Oxygen Evolution Overpotential of Pb-based Insoluble Anode Containing Ru Oxide Powders Prepared by Liquid-phase Reaction and Heating

Abstract

Ruthenium oxide powders were produced by the reaction of an RuCl₃ solution with H₂O₂, followed by heating of the resulting precursor at a temperature between 200°C and 600°C in air. Pb-based anodes containing these heated products of 1.0 mass% were prepared by the powder-rolling method, and the effect of the heated product as an electrode catalyst on lowering the anode potential was investigated in order to develop an energy-saving insoluble anode for Zn electrowinning. Based on XPS results, RuO₂ with a signifi cant amount of RuO₂･nH₂O was produced by heating the precursor at 250°C or lower. The ratio of RuO₂ to RuO₂･nH₂O increased remarkably above 300°C and the potential of the Pb-based anode decreased in inverse proportion to the RuO₂ content of the heated product. The lowest anode potential of 1.72 V vs.
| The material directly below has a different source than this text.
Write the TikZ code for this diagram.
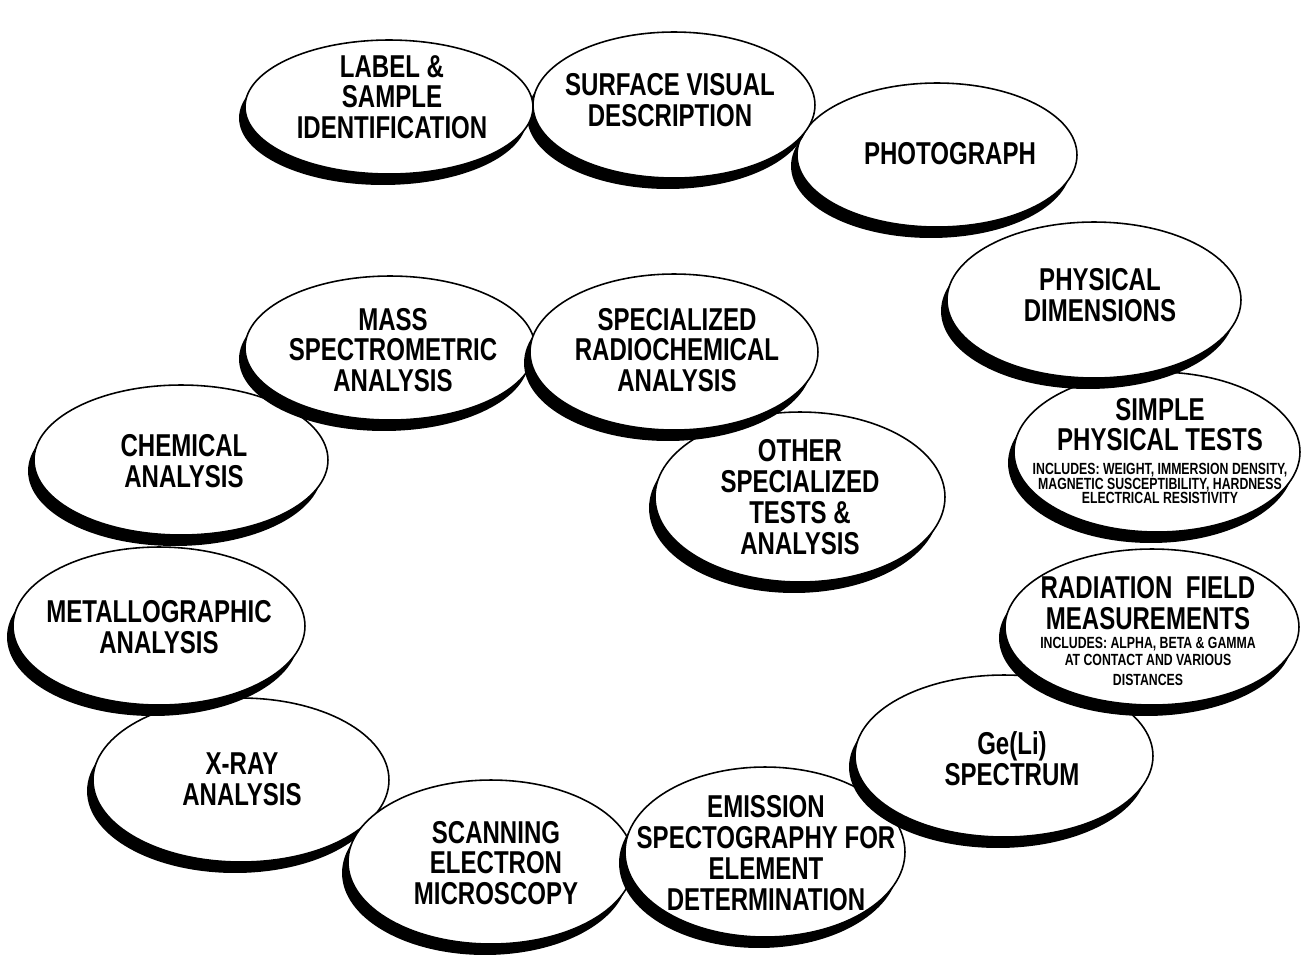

NHE, which was about 360 mV lower than that of the anode with the unheated precursor, was observed for the Pb-based anode containing the product heated at 400°C. However, the anode potential of the Pb-based anode increased again when the heating temperature was 500°C or higher. The subsequent increase in the anode potential was probably caused by a decrease in the active sites of the oxygen evolution reaction, that is, the grain growth of the heated product decreased the effective reaction area of the RuO₂ catalyst.